Until 2009, this was more one-sided than Jack vs. Arnie or Tiger vs. Phil, with male bastion Pine Valley GC almost always the hands-down No. 1 course on Golf Digest's biennial ranking of America's 100 Greatest Golf Courses and equally male bastion Augusta National GC always trailing in second or third position. Pine Valley always led the league with sky high scores on such criteria as Shot Values and Resistance to Scoring, Augusta National edging it only in the Conditioning category. But last year, Augusta's numbers improved enough to take over the top spot on America's 100 Greatest, relegating Pine Valley to second-best. The folks in New Jersey aren't likely worried.

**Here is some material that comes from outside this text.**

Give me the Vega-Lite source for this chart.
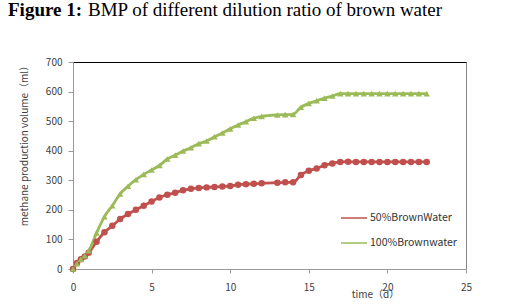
{
  "$schema": "https://vega.github.io/schema/vega-lite/v6.json",
  "autosize": "none",
  "padding": {"left": 73, "top": 62, "right": 51, "bottom": 39},
  "width": 393,
  "height": 207,
  "background": "white",
  "config": {
    "view": {"stroke": "#868686", "strokeWidth": 1},
    "axis": {"grid": false, "labelFont": "Noto Sans CJK SC", "labelFontSize": 10, "labelColor": "#404040", "labelOverlap": false, "titleFont": "Noto Sans CJK SC", "titleFontSize": 10, "titleFontWeight": "normal", "titleColor": "#404040", "domainColor": "#9a9a9a", "tickColor": "#9a9a9a"}
  },
  "title": {
    "text": "BMP of different dilution ratio of brown water",
    "subtitle": "Figure 1:",
    "anchor": "start",
    "frame": "group",
    "font": "Liberation Serif",
    "fontSize": 19,
    "fontWeight": "normal",
    "color": "black",
    "subtitleFont": "Liberation Serif",
    "subtitleFontSize": 19,
    "subtitleFontWeight": "bold",
    "subtitleColor": "black",
    "subtitlePadding": -19,
    "dx": -65,
    "offset": 37,
    "encoding": {"dx": {"value": 15}}
  },
  "data": {"values": [
    {"t": 0, "v": 0, "s": "50%BrownWater"},
    {"t": 0.25, "v": 20, "s": "50%BrownWater"},
    {"t": 0.5, "v": 33, "s": "50%BrownWater"},
    {"t": 0.75, "v": 42, "s": "50%BrownWater"},
    {"t": 1, "v": 55, "s": "50%BrownWater"},
    {"t": 1.5, "v": 92, "s": "50%BrownWater"},
    {"t": 2, "v": 124, "s": "50%BrownWater"},
    {"t": 2.5, "v": 146, "s": "50%BrownWater"},
    {"t": 3, "v": 169, "s": "50%BrownWater"},
    {"t": 3.5, "v": 186, "s": "50%BrownWater"},
    {"t": 4, "v": 200, "s": "50%BrownWater"},
    {"t": 4.5, "v": 214, "s": "50%BrownWater"},
    {"t": 5, "v": 228, "s": "50%BrownWater"},
    {"t": 5.5, "v": 242, "s": "50%BrownWater"},
    {"t": 6, "v": 251, "s": "50%BrownWater"},
    {"t": 6.5, "v": 258, "s": "50%BrownWater"},
    {"t": 7, "v": 266, "s": "50%BrownWater"},
    {"t": 7.5, "v": 271, "s": "50%BrownWater"},
    {"t": 8, "v": 274, "s": "50%BrownWater"},
    {"t": 8.5, "v": 276, "s": "50%BrownWater"},
    {"t": 9, "v": 277, "s": "50%BrownWater"},
    {"t": 9.5, "v": 279, "s": "50%BrownWater"},
    {"t": 10, "v": 281, "s": "50%BrownWater"},
    {"t": 10.5, "v": 285, "s": "50%BrownWater"},
    {"t": 11, "v": 287, "s": "50%BrownWater"},
    {"t": 11.5, "v": 288, "s": "50%BrownWater"},
    {"t": 12, "v": 290, "s": "50%BrownWater"},
    {"t": 13, "v": 292, "s": "50%BrownWater"},
    {"t": 13.5, "v": 293, "s": "50%BrownWater"},
    {"t": 14, "v": 293, "s": "50%BrownWater"},
    {"t": 14.5, "v": 318, "s": "50%BrownWater"},
    {"t": 15, "v": 332, "s": "50%BrownWater"},
    {"t": 15.5, "v": 340, "s": "50%BrownWater"},
    {"t": 16, "v": 351, "s": "50%BrownWater"},
    {"t": 16.5, "v": 357, "s": "50%BrownWater"},
    {"t": 17, "v": 362, "s": "50%BrownWater"},
    {"t": 17.5, "v": 363, "s": "50%BrownWater"},
    {"t": 18, "v": 362, "s": "50%BrownWater"},
    {"t": 18.5, "v": 362, "s": "50%BrownWater"},
    {"t": 19, "v": 362, "s": "50%BrownWater"},
    {"t": 19.5, "v": 362, "s": "50%BrownWater"},
    {"t": 20, "v": 362, "s": "50%BrownWater"},
    {"t": 20.5, "v": 362, "s": "50%BrownWater"},
    {"t": 21, "v": 362, "s": "50%BrownWater"},
    {"t": 21.5, "v": 362, "s": "50%BrownWater"},
    {"t": 22, "v": 362, "s": "50%BrownWater"},
    {"t": 22.5, "v": 362, "s": "50%BrownWater"},
    {"t": 0, "v": 0, "s": "100%Brownwater"},
    {"t": 0.25, "v": 18, "s": "100%Brownwater"},
    {"t": 0.5, "v": 33, "s": "100%Brownwater"},
    {"t": 0.75, "v": 45, "s": "100%Brownwater"},
    {"t": 1, "v": 62, "s": "100%Brownwater"},
    {"t": 1.5, "v": 122, "s": "100%Brownwater"},
    {"t": 2, "v": 177, "s": "100%Brownwater"},
    {"t": 2.5, "v": 214, "s": "100%Brownwater"},
    {"t": 3, "v": 254, "s": "100%Brownwater"},
    {"t": 3.5, "v": 280, "s": "100%Brownwater"},
    {"t": 4, "v": 302, "s": "100%Brownwater"},
    {"t": 4.5, "v": 320, "s": "100%Brownwater"},
    {"t": 5, "v": 335, "s": "100%Brownwater"},
    {"t": 5.5, "v": 350, "s": "100%Brownwater"},
    {"t": 6, "v": 372, "s": "100%Brownwater"},
    {"t": 6.5, "v": 385, "s": "100%Brownwater"},
    {"t": 7, "v": 399, "s": "100%Brownwater"},
    {"t": 7.5, "v": 410, "s": "100%Brownwater"},
    {"t": 8, "v": 424, "s": "100%Brownwater"},
    {"t": 8.5, "v": 433, "s": "100%Brownwater"},
    {"t": 9, "v": 447, "s": "100%Brownwater"},
    {"t": 9.5, "v": 460, "s": "100%Brownwater"},
    {"t": 10, "v": 474, "s": "100%Brownwater"},
    {"t": 10.5, "v": 487, "s": "100%Brownwater"},
    {"t": 11, "v": 498, "s": "100%Brownwater"},
    {"t": 11.5, "v": 510, "s": "100%Brownwater"},
    {"t": 12, "v": 516, "s": "100%Brownwater"},
    {"t": 13, "v": 521, "s": "100%Brownwater"},
    {"t": 13.5, "v": 522, "s": "100%Brownwater"},
    {"t": 14, "v": 523, "s": "100%Brownwater"},
    {"t": 14.5, "v": 547, "s": "100%Brownwater"},
    {"t": 15, "v": 560, "s": "100%Brownwater"},
    {"t": 15.5, "v": 569, "s": "100%Brownwater"},
    {"t": 16, "v": 578, "s": "100%Brownwater"},
    {"t": 16.5, "v": 585, "s": "100%Brownwater"},
    {"t": 17, "v": 593, "s": "100%Brownwater"},
    {"t": 17.5, "v": 593, "s": "100%Brownwater"},
    {"t": 18, "v": 593, "s": "100%Brownwater"},
    {"t": 18.5, "v": 593, "s": "100%Brownwater"},
    {"t": 19, "v": 593, "s": "100%Brownwater"},
    {"t": 19.5, "v": 593, "s": "100%Brownwater"},
    {"t": 20, "v": 593, "s": "100%Brownwater"},
    {"t": 20.5, "v": 593, "s": "100%Brownwater"},
    {"t": 21, "v": 593, "s": "100%Brownwater"},
    {"t": 21.5, "v": 593, "s": "100%Brownwater"},
    {"t": 22, "v": 593, "s": "100%Brownwater"},
    {"t": 22.5, "v": 593, "s": "100%Brownwater"}
  ]},
  "resolve": {"axis": {"x": "independent"}},
  "layer": [
    {
      "mark": {"type": "line", "strokeWidth": 2.8, "interpolate": "monotone"},
      "encoding": {
        "x": {"field": "t", "type": "quantitative", "scale": {"domain": [0, 25], "nice": false},
              "axis": {"values": [0, 5, 10, 15, 20, 25], "title": "time（d）", "titleX": 302, "titleY": 20, "titleBaseline": "top", "tickSize": 4, "labelPadding": 9, "labelFlush": false, "labelOverlap": false}},
        "y": {"field": "v", "type": "quantitative", "scale": {"domain": [0, 700], "nice": false},
              "axis": {"values": [0, 100, 200, 300, 400, 500, 600, 700], "title": "methane production volume（ml）", "titleX": -44, "titleY": 81, "tickSize": 5, "labelPadding": 6, "labelOverlap": false}},
        "color": {"field": "s", "type": "nominal", "scale": {"domain": ["50%BrownWater", "100%Brownwater"], "range": ["#C0504D", "#9BBB59"]}}
      }
    },
    {
      "mark": {"type": "point", "filled": true, "size": 42, "opacity": 1,
               "shape": {"expr": "datum.s === '50%BrownWater' ? 'circle' : 'triangle-up'"}},
      "encoding": {
        "x": {"field": "t", "type": "quantitative", "scale": {"domain": [0, 25], "nice": false},
              "axis": {"orient": "top", "labels": false, "ticks": false, "title": null, "domainColor": "black", "domainWidth": 1.2}},
        "y": {"field": "v", "type": "quantitative", "scale": {"domain": [0, 700], "nice": false},
              "axis": {"values": [0, 100, 200, 300, 400, 500, 600, 700], "title": "methane production volume（ml）", "titleX": -44, "titleY": 81, "tickSize": 5, "labelPadding": 6, "labelOverlap": false}},
        "color": {"field": "s", "type": "nominal", "scale": {"domain": ["50%BrownWater", "100%Brownwater"], "range": ["#C0504D", "#9BBB59"]},
          "legend": {
            "title": null, "orient": "none", "legendX": 267, "legendY": 142,
            "labelFont": "Noto Sans CJK SC", "labelFontSize": 10.5, "labelColor": "#333333", "labelOffset": 2,
            "rowPadding": 5, "symbolSize": 676,
            "encode": {"symbols": {
              "strokeWidth": {"value": 2.5},
              "opacity": {"value": 1}
            }}
          }}
      }
    }
  ]
}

Pine Valley was toppled once before, by Pebble Beach in 2001, but it regained its supremacy in the very next survey. Pebble has since slipped to sixth place. Enjoy the view, Augusta National. It might change in 2011. --Ron Whitten

10. 1953 VS. 2000

10. 1953 VS. 2000

It is a measure of not only the man's brilliance but also his mystique that a year in which Ben Hogan competed in only six times can be considered one of the greatest seasons in history. Hogan won five times including three majors by a combined 15 strokes in what was his last great campaign. Forty-seven years later, Tiger Woods was just as remarkable, winning nine times in 20 starts, including two majors by a total of 23 strokes and a third in a playoff. They remain the only two men to win three professional majors in a single season. --R.S.